(Charts and diagrams as code)

______

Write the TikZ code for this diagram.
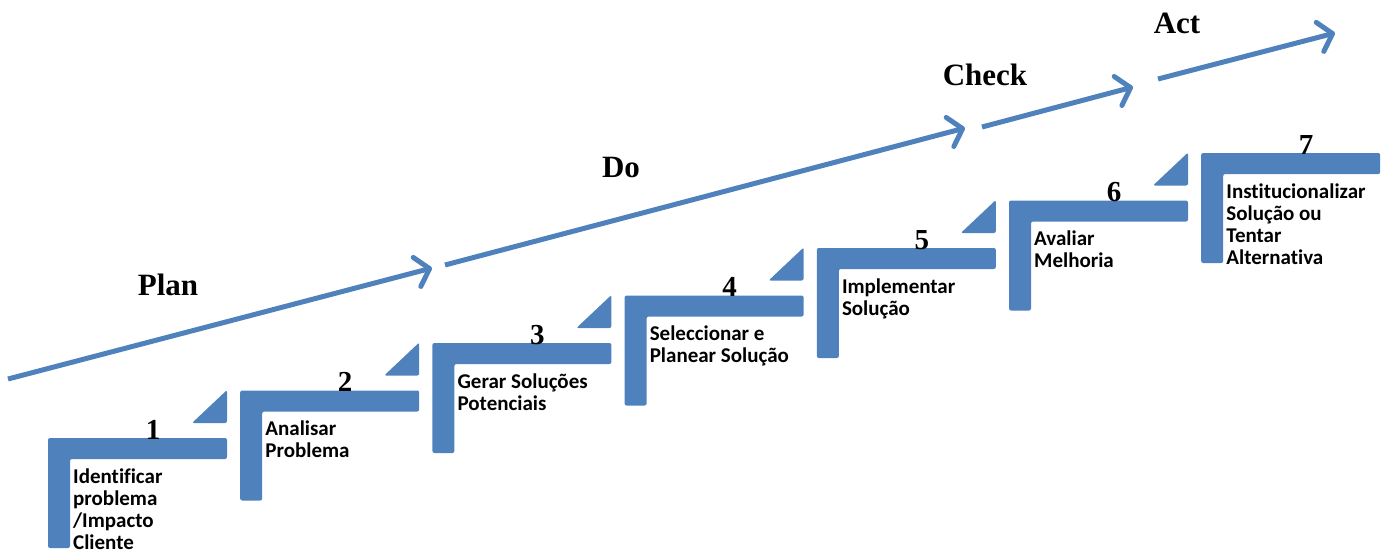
\documentclass[tikz,border=0pt]{standalone}
\usepackage{fontspec}
\setmainfont{Liberation Serif}
\newfontfamily\stepfont[Ligatures=NoCommon]{Carlito}
\usetikzlibrary{arrows.meta}
\definecolor{stepblue}{HTML}{4F81BD}

\begin{document}
\begin{tikzpicture}[x=1pt,y=-1pt,
  bar/.style={fill=stepblue, rounded corners=2pt},
  steptext/.style={anchor=north west, inner sep=0pt, align=left,
    font=\stepfont\bfseries\fontsize{21}{22}\selectfont},
  stepnum/.style={anchor=base, inner sep=0pt, font=\bfseries\fontsize{29}{29}\selectfont},
  phase/.style={anchor=base, inner sep=0pt, font=\bfseries\fontsize{31}{31}\selectfont},
  flow/.style={draw=stepblue, line width=5pt,
    -{Straight Barb[length=13pt,width=30pt,round]}}]

\useasboundingbox (0,0) rectangle (1389,555);

% staircase of steps: top bar, left post, number and a small triangle towards the next step
\foreach \k/\n/\txt in {
  0/1/{Identificar\\problema\\/Impacto\\Cliente},
  1/2/{Analisar\\Problema},
  2/3/{Gerar Soluções\\Potenciais},
  3/4/{Seleccionar e\\Planear Solução},
  4/5/{Implementar\\Solução},
  5/6/{Avaliar\\Melhoria},
  6/7/{Institucionalizar\\Solução ou\\Tentar\\Alternativa}} {
  \pgfmathsetmacro\L{48+192.2*\k}
  \pgfmathsetmacro\T{438-47.5*\k}
  \fill[bar] (\L,\T) -- (\L+179,\T) -- (\L+179,\T+21) -- (\L+22,\T+21)
    -- (\L+22,\T+110) -- (\L,\T+110) -- cycle;
  \ifnum\n<7
    \fill[bar] (\L+144,\T-15) -- (\L+179,\T-15) -- (\L+179,\T-48) -- cycle;
  \fi
  \node[stepnum] (n\n) at (\L+105,\T+1) {\n};
  \node[steptext] (s\n) at (\L+25,\T+27) {\rule{0pt}{18pt}\txt};
}

% PDCA flow arrow, split in four parts
\coordinate (p0) at (8,379);
\coordinate (p1) at (432,268);
\coordinate (p2) at (445,265);
\coordinate (p3) at (965,128);
\coordinate (p4) at (982,127);
\coordinate (p5) at (1133,87);
\coordinate (p6) at (1158,79);
\coordinate (p7) at (1335,33);
\draw[flow] (p0) -- (p1);
\draw[flow] (p2) -- (p3);
\draw[flow] (p4) -- (p5);
\draw[flow] (p6) -- (p7);

\node[phase] (plan)  at (168,295) {Plan};
\node[phase] (do)    at (621,177) {Do};
\node[phase] (check) at (985,85)  {Check};
\node[phase] (act)   at (1177,33) {Act};
\end{tikzpicture}
\end{document}
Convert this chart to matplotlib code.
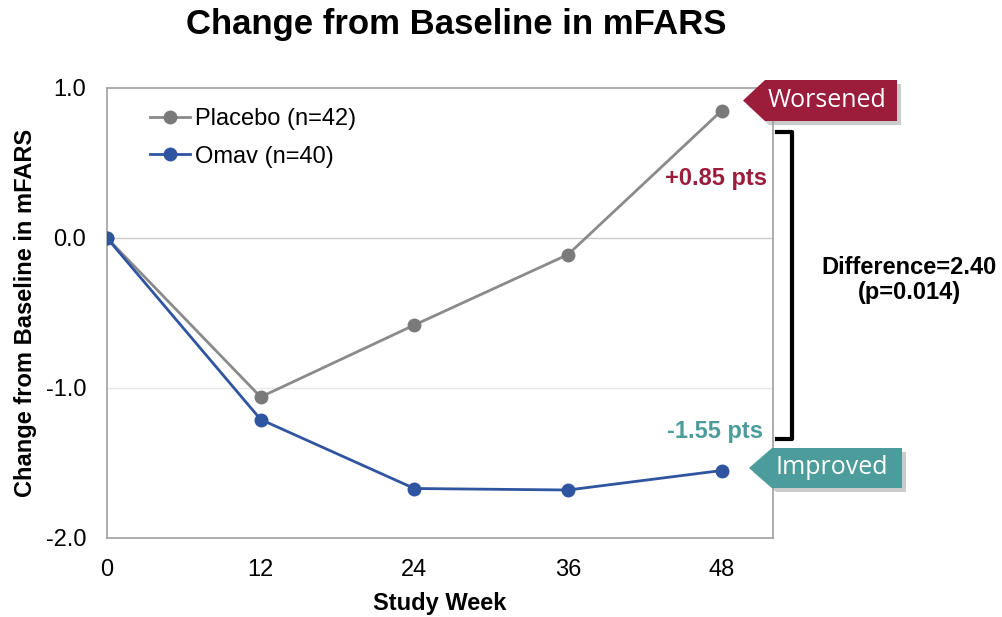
import matplotlib
matplotlib.use("Agg")
import matplotlib.pyplot as plt
from matplotlib.patches import Polygon

plt.rcParams['font.family'] = ['Liberation Sans', 'DejaVu Sans']

# data
weeks = [0, 12, 24, 36, 48]
placebo = [0.0, -1.06, -0.58, -0.11, 0.85]
omav = [0.0, -1.21, -1.67, -1.68, -1.55]
yticks = [1.0, 0.0, -1.0, -2.0]
W, H = 1003, 617

fig = plt.figure(figsize=(W / 100, H / 100), dpi=100)
ax = fig.add_axes([107 / W, 1 - 538 / H, (773 - 107) / W, (538 - 88) / H])

ax.plot(weeks, placebo, color='#8a8a8a', lw=2, marker='o', ms=9,
        mfc='#7a7a7a', mec='#7a7a7a', label='Placebo (n=42)', zorder=3)
ax.plot(weeks, omav, color='#2f54a0', lw=2, marker='o', ms=9,
        mfc='#2f54a0', mec='#2f54a0', label='Omav (n=40)', zorder=4)

ax.set_xlim(0, 52)
ax.set_ylim(-2.0, 1.0)
ax.set_xticks([0, 12, 24, 36, 48])
ax.set_yticks(yticks)
ax.set_yticklabels(['%.1f' % v for v in yticks])
ax.tick_params(length=0, labelsize=17)
ax.tick_params(axis='y', pad=15)
ax.tick_params(axis='x', pad=15)
ax.axhline(0, color='#cccccc', lw=1, zorder=1)
ax.axhline(-1, color='#e8e8e8', lw=1, zorder=1)
for s in ax.spines.values():
    s.set_color('#a0a0a0')
    s.set_linewidth(1.2)

ax.set_xlabel('Study Week', fontsize=17, fontweight='bold', labelpad=8)
ax.set_ylabel('Change from Baseline in mFARS', fontsize=17, fontweight='bold', labelpad=6)
fig.suptitle('Change from Baseline in mFARS', fontsize=25, fontweight='bold', x=456 / W, y=1 - 8 / H, va='top')

ax.legend(loc='upper left', bbox_to_anchor=(0.065, 0.955), frameon=False, fontsize=17,
          handlelength=1.7, handletextpad=0.2, labelspacing=0.65, borderaxespad=0,
          borderpad=0)

ax.text(0.991, 0.80, '+0.85 pts', transform=ax.transAxes, ha='right', va='center',
        color='#9c1c3c', fontsize=17, fontweight='bold')
ax.text(0.985, 0.236, '-1.55 pts', transform=ax.transAxes, ha='right', va='center',
        color='#4b9c9a', fontsize=17, fontweight='bold')


def px(x, y):
    return (x / W, 1 - y / H)


def callout(x0, x1, y0, y1, tip, color, text, tx):
    ym = (y0 + y1) / 2
    pts = [px(tip, ym), px(x0, y0), px(x1, y0), px(x1, y1), px(x0, y1)]
    sh = [(a + 4 / W, b - 4 / H) for a, b in pts]
    fig.patches.append(Polygon(sh, closed=True, transform=fig.transFigure,
                               fc='#999999', ec='none', alpha=0.5))
    fig.patches.append(Polygon(pts, closed=True, transform=fig.transFigure,
                               fc=color, ec='none'))
    fig.text(tx / W, 1 - ym / H, text, ha='center', va='center',
             color='white', fontsize=18, family=['Open Sans', 'DejaVu Sans'])


callout(765, 897, 80, 121, 743, '#9c1c3c', 'Worsened', 827)
callout(772, 902, 448, 488, 749, '#4b9c9a', 'Improved', 832)

# bracket
bx = [px(777, 132), px(792, 132), px(792, 439), px(777, 439)]
fig.lines.append(plt.Line2D([p[0] for p in bx], [p[1] for p in bx],
                            transform=fig.transFigure, color='black', lw=3))

fig.text(909 / W, 1 - 268 / H, 'Difference=2.40', ha='center', va='center',
         fontsize=17, fontweight='bold')
fig.text(909 / W, 1 - 292 / H, '(p=0.014)', ha='center', va='center',
         fontsize=17, fontweight='bold')

fig.savefig('out.png', dpi=100)
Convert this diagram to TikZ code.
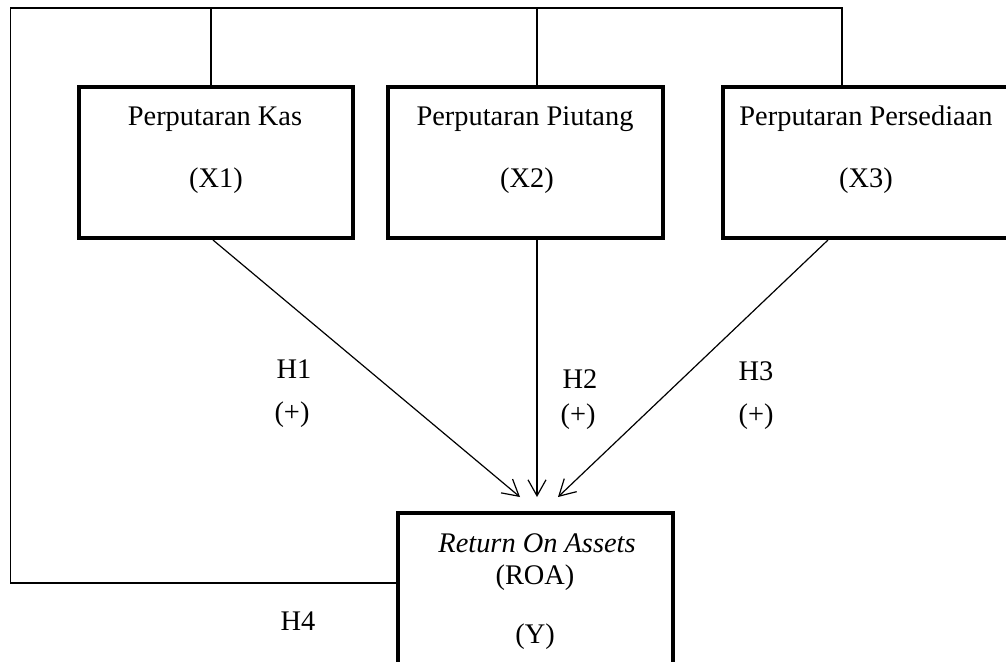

______

* _What you will do_
Reproduce the data above in full, exactly as it is, with the pictures left out.

* _Written reply_
Write the TikZ code for this diagram.
\documentclass[tikz,border=0pt]{standalone}
\usepackage{fontspec}
\setmainfont{Liberation Serif}
\newfontfamily\stepfont[Ligatures=NoCommon]{Carlito}
\usetikzlibrary{arrows.meta}
\definecolor{stepblue}{HTML}{4F81BD}

\begin{document}
\begin{tikzpicture}[x=1pt,y=-1pt,
  bar/.style={fill=stepblue, rounded corners=2pt},
  steptext/.style={anchor=north west, inner sep=0pt, align=left,
    font=\stepfont\bfseries\fontsize{21}{22}\selectfont},
  stepnum/.style={anchor=base, inner sep=0pt, font=\bfseries\fontsize{29}{29}\selectfont},
  phase/.style={anchor=base, inner sep=0pt, font=\bfseries\fontsize{31}{31}\selectfont},
  flow/.style={draw=stepblue, line width=5pt,
    -{Straight Barb[length=13pt,width=30pt,round]}}]

\useasboundingbox (0,0) rectangle (1389,555);

% staircase of steps: top bar, left post, number and a small triangle towards the next step
\foreach \k/\n/\txt in {
  0/1/{Identificar\\problema\\/Impacto\\Cliente},
  1/2/{Analisar\\Problema},
  2/3/{Gerar Soluções\\Potenciais},
  3/4/{Seleccionar e\\Planear Solução},
  4/5/{Implementar\\Solução},
  5/6/{Avaliar\\Melhoria},
  6/7/{Institucionalizar\\Solução ou\\Tentar\\Alternativa}} {
  \pgfmathsetmacro\L{48+192.2*\k}
  \pgfmathsetmacro\T{438-47.5*\k}
  \fill[bar] (\L,\T) -- (\L+179,\T) -- (\L+179,\T+21) -- (\L+22,\T+21)
    -- (\L+22,\T+110) -- (\L,\T+110) -- cycle;
  \ifnum\n<7
    \fill[bar] (\L+144,\T-15) -- (\L+179,\T-15) -- (\L+179,\T-48) -- cycle;
  \fi
  \node[stepnum] (n\n) at (\L+105,\T+1) {\n};
  \node[steptext] (s\n) at (\L+25,\T+27) {\rule{0pt}{18pt}\txt};
}

% PDCA flow arrow, split in four parts
\coordinate (p0) at (8,379);
\coordinate (p1) at (432,268);
\coordinate (p2) at (445,265);
\coordinate (p3) at (965,128);
\coordinate (p4) at (982,127);
\coordinate (p5) at (1133,87);
\coordinate (p6) at (1158,79);
\coordinate (p7) at (1335,33);
\draw[flow] (p0) -- (p1);
\draw[flow] (p2) -- (p3);
\draw[flow] (p4) -- (p5);
\draw[flow] (p6) -- (p7);

\node[phase] (plan)  at (168,295) {Plan};
\node[phase] (do)    at (621,177) {Do};
\node[phase] (check) at (985,85)  {Check};
\node[phase] (act)   at (1177,33) {Act};
\end{tikzpicture}
\end{document}
Convert this chart to matplotlib code.
import matplotlib
matplotlib.use("Agg")
import matplotlib.pyplot as plt
from matplotlib.patches import Polygon

plt.rcParams['font.family'] = ['Liberation Sans', 'DejaVu Sans']

# data
weeks = [0, 12, 24, 36, 48]
placebo = [0.0, -1.06, -0.58, -0.11, 0.85]
omav = [0.0, -1.21, -1.67, -1.68, -1.55]
yticks = [1.0, 0.0, -1.0, -2.0]
W, H = 1003, 617

fig = plt.figure(figsize=(W / 100, H / 100), dpi=100)
ax = fig.add_axes([107 / W, 1 - 538 / H, (773 - 107) / W, (538 - 88) / H])

ax.plot(weeks, placebo, color='#8a8a8a', lw=2, marker='o', ms=9,
        mfc='#7a7a7a', mec='#7a7a7a', label='Placebo (n=42)', zorder=3)
ax.plot(weeks, omav, color='#2f54a0', lw=2, marker='o', ms=9,
        mfc='#2f54a0', mec='#2f54a0', label='Omav (n=40)', zorder=4)

ax.set_xlim(0, 52)
ax.set_ylim(-2.0, 1.0)
ax.set_xticks([0, 12, 24, 36, 48])
ax.set_yticks(yticks)
ax.set_yticklabels(['%.1f' % v for v in yticks])
ax.tick_params(length=0, labelsize=17)
ax.tick_params(axis='y', pad=15)
ax.tick_params(axis='x', pad=15)
ax.axhline(0, color='#cccccc', lw=1, zorder=1)
ax.axhline(-1, color='#e8e8e8', lw=1, zorder=1)
for s in ax.spines.values():
    s.set_color('#a0a0a0')
    s.set_linewidth(1.2)

ax.set_xlabel('Study Week', fontsize=17, fontweight='bold', labelpad=8)
ax.set_ylabel('Change from Baseline in mFARS', fontsize=17, fontweight='bold', labelpad=6)
fig.suptitle('Change from Baseline in mFARS', fontsize=25, fontweight='bold', x=456 / W, y=1 - 8 / H, va='top')

ax.legend(loc='upper left', bbox_to_anchor=(0.065, 0.955), frameon=False, fontsize=17,
          handlelength=1.7, handletextpad=0.2, labelspacing=0.65, borderaxespad=0,
          borderpad=0)

ax.text(0.991, 0.80, '+0.85 pts', transform=ax.transAxes, ha='right', va='center',
        color='#9c1c3c', fontsize=17, fontweight='bold')
ax.text(0.985, 0.236, '-1.55 pts', transform=ax.transAxes, ha='right', va='center',
        color='#4b9c9a', fontsize=17, fontweight='bold')


def px(x, y):
    return (x / W, 1 - y / H)


def callout(x0, x1, y0, y1, tip, color, text, tx):
    ym = (y0 + y1) / 2
    pts = [px(tip, ym), px(x0, y0), px(x1, y0), px(x1, y1), px(x0, y1)]
    sh = [(a + 4 / W, b - 4 / H) for a, b in pts]
    fig.patches.append(Polygon(sh, closed=True, transform=fig.transFigure,
                               fc='#999999', ec='none', alpha=0.5))
    fig.patches.append(Polygon(pts, closed=True, transform=fig.transFigure,
                               fc=color, ec='none'))
    fig.text(tx / W, 1 - ym / H, text, ha='center', va='center',
             color='white', fontsize=18, family=['Open Sans', 'DejaVu Sans'])


callout(765, 897, 80, 121, 743, '#9c1c3c', 'Worsened', 827)
callout(772, 902, 448, 488, 749, '#4b9c9a', 'Improved', 832)

# bracket
bx = [px(777, 132), px(792, 132), px(792, 439), px(777, 439)]
fig.lines.append(plt.Line2D([p[0] for p in bx], [p[1] for p in bx],
                            transform=fig.transFigure, color='black', lw=3))

fig.text(909 / W, 1 - 268 / H, 'Difference=2.40', ha='center', va='center',
         fontsize=17, fontweight='bold')
fig.text(909 / W, 1 - 292 / H, '(p=0.014)', ha='center', va='center',
         fontsize=17, fontweight='bold')

fig.savefig('out.png', dpi=100)
Convert this diagram to TikZ code.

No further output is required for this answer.